>> Begin
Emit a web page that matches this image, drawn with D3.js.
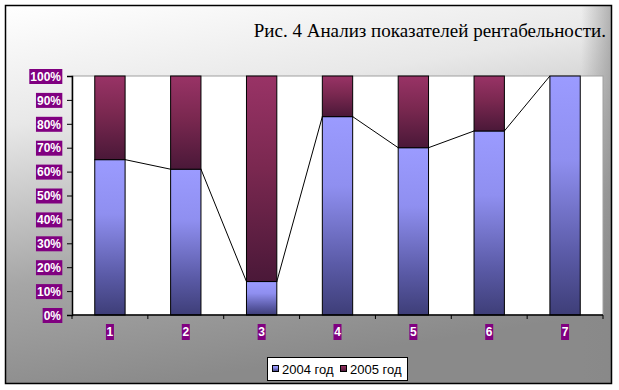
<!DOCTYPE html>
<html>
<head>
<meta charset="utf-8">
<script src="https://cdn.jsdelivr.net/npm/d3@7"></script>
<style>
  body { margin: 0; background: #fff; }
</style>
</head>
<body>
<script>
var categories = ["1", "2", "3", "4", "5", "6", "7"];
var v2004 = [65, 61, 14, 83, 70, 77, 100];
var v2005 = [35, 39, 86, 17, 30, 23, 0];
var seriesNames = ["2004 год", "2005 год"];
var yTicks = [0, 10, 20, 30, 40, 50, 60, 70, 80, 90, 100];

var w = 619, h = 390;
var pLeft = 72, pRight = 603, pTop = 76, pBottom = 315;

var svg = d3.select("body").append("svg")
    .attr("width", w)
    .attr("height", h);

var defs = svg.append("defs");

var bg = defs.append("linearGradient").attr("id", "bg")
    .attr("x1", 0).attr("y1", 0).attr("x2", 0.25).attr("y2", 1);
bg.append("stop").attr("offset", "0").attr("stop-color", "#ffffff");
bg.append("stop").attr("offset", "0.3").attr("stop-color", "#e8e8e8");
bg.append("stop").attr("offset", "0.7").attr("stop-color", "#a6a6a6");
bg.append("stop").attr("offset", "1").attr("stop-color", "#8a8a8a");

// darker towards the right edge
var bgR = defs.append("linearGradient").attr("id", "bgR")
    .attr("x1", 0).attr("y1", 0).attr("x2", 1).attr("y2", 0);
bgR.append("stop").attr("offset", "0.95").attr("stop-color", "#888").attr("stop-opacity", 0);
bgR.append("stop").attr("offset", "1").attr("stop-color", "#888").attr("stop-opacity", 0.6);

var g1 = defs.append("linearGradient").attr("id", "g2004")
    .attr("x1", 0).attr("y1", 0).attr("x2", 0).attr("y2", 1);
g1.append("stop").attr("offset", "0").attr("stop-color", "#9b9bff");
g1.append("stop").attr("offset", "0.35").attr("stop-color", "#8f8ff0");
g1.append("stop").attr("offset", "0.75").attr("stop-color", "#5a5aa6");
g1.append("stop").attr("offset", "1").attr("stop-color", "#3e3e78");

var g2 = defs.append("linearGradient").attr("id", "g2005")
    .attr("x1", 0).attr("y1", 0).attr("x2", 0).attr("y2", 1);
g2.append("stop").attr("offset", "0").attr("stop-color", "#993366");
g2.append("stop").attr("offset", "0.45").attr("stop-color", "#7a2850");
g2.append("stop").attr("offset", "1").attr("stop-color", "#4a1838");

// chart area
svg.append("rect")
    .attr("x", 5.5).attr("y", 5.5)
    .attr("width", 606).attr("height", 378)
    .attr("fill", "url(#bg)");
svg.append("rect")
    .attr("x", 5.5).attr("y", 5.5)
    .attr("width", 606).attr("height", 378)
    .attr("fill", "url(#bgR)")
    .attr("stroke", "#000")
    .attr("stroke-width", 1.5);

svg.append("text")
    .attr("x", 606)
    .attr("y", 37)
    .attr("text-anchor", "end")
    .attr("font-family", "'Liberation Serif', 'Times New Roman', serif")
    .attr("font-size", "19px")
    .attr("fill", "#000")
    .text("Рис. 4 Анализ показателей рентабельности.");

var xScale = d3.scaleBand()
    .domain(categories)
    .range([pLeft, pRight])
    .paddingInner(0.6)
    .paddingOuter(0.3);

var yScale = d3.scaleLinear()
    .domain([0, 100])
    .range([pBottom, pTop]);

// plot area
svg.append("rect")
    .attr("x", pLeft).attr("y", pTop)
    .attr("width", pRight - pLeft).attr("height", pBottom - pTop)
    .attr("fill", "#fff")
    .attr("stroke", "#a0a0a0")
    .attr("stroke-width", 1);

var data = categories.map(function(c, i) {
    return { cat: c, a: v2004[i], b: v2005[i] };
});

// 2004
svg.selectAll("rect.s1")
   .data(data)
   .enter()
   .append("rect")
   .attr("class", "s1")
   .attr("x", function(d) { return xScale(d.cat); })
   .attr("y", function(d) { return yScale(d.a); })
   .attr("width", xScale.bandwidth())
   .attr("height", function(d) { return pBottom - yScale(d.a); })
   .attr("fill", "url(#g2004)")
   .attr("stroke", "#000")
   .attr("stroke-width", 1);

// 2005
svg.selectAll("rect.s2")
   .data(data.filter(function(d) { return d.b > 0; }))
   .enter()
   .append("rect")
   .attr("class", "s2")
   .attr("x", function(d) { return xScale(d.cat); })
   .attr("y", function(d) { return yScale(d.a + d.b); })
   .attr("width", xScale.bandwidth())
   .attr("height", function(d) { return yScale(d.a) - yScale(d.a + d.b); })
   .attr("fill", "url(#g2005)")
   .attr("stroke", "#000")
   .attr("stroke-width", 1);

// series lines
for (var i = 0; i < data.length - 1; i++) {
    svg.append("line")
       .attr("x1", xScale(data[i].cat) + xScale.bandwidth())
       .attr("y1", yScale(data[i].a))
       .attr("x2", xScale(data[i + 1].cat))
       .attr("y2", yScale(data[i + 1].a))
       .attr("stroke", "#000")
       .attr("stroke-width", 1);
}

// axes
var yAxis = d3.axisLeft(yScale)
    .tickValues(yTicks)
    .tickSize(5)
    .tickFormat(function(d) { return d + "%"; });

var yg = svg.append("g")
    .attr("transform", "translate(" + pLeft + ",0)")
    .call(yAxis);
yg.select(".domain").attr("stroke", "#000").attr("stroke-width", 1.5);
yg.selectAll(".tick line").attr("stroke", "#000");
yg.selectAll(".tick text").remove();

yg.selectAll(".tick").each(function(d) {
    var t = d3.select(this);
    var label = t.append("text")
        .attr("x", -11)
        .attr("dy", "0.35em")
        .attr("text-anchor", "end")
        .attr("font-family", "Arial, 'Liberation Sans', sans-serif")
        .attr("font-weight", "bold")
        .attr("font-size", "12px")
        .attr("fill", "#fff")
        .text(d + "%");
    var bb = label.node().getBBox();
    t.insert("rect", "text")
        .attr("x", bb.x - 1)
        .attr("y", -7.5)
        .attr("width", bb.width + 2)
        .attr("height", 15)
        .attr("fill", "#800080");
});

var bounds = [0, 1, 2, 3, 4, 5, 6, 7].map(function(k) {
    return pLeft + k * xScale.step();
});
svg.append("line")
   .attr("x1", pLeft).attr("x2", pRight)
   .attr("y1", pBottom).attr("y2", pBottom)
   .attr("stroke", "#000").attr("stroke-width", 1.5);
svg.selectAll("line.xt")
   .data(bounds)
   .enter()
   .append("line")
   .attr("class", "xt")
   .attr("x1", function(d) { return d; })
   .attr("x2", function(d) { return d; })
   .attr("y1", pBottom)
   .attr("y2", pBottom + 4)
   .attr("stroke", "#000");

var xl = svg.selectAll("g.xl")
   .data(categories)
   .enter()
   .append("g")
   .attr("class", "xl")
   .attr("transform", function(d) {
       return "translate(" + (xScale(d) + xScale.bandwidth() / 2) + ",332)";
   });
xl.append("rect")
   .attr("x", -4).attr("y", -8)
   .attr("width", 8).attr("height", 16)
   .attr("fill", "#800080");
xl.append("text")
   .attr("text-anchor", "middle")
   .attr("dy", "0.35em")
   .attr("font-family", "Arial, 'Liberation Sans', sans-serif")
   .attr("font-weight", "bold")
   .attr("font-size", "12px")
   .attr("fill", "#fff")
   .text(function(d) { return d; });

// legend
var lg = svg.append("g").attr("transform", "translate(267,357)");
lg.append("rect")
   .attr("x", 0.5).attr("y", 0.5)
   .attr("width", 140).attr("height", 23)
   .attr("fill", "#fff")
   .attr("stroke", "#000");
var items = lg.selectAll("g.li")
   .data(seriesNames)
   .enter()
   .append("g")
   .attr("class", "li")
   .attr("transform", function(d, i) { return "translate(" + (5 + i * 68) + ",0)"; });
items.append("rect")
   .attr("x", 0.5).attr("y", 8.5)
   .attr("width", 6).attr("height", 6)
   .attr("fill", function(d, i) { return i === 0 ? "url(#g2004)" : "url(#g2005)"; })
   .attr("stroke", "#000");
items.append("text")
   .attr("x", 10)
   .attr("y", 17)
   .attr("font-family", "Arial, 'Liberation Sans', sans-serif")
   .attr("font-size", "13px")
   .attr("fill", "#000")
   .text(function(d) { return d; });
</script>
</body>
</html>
>> End
WHAT YOU SHOULD DO. Repeat the listing above from its first line through the line that contains "var pLeft = 72, pRight", both included, and nothing more. Drop the pictures.

ANSWER TO THE PROBLEM.
Emit a web page that matches this image, drawn with D3.js.
<!DOCTYPE html>
<html>
<head>
<meta charset="utf-8">
<script src="https://cdn.jsdelivr.net/npm/d3@7"></script>
<style>
  body { margin: 0; background: #fff; }
</style>
</head>
<body>
<script>
var categories = ["1", "2", "3", "4", "5", "6", "7"];
var v2004 = [65, 61, 14, 83, 70, 77, 100];
var v2005 = [35, 39, 86, 17, 30, 23, 0];
var seriesNames = ["2004 год", "2005 год"];
var yTicks = [0, 10, 20, 30, 40, 50, 60, 70, 80, 90, 100];

var w = 619, h = 390;
var pLeft = 72, pRight = 603, pTop = 76, pBottom = 315;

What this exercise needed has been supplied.